In order to tackle high energy prices, the EU Commission put forward a proposal for an EU Emergency Regulation. In addition, the EU is aiming for a swift implementation of the global minimum tax.
‘Emergency package’ from the EU Commission
The key points in the proposal concern the following announcements:
(1) The introduction of a cap on the revenues of electricity producers with low marginal costs, such as those that use renewables, nuclear and lignite – This draft corresponds to the compromise that was reached by the Federal government in its Relief Package III, namely, to support a revenue cap at EU level.

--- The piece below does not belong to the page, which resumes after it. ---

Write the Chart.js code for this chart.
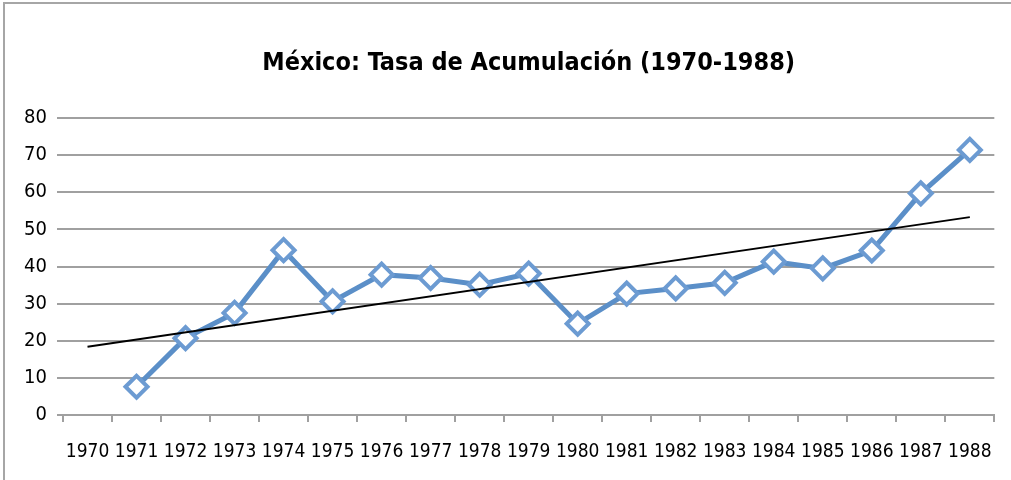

We would like to stress that, irrespective of any decisions made at the EU level, the German Federal government is itself likely to take action at the national level.
(2) Introduction of a solidarity contribution from oil and gas companies.
(3) Measures to reduce gross electricity consumption during peak load times – According to the proposed regulation, the Member States should endeavour to reduce overall electricity consumption by at least 10% by 31.3.2023. To target, in particular, those hours when electricity is most expensive and when gas usually determines the marginal price, the Commission has proposed an obligation to reduce gross electricity consumption by at least 5% during specific peak price hours.
(4) Proposal for a gas price cap.
(5) Emphasis on the particular importance of hydrogen for the transformation.
The Commission expects measures (1) – (5) to raise revenues in the amount of €140 bn for redistribution to vulnerable private consumers and businesses.
Global minimum tax
On 9.9.2022, the finance ministers of Germany, France, Spain, Italy and the Netherlands published a joint statement where they affirmed their commitment to swiftly implement a global minimum tax.
If the unanimity that is needed within the EU cannot be reached in the next weeks then these states want to implement a global minimum tax with effect from 31.12.2023 on their own.
Please note: In Germany, according to a resolution by the coalition, it has already been decided that this will start by 1.1.2024. Here, the minimum tax will apply to businesses with sales of at least €750m.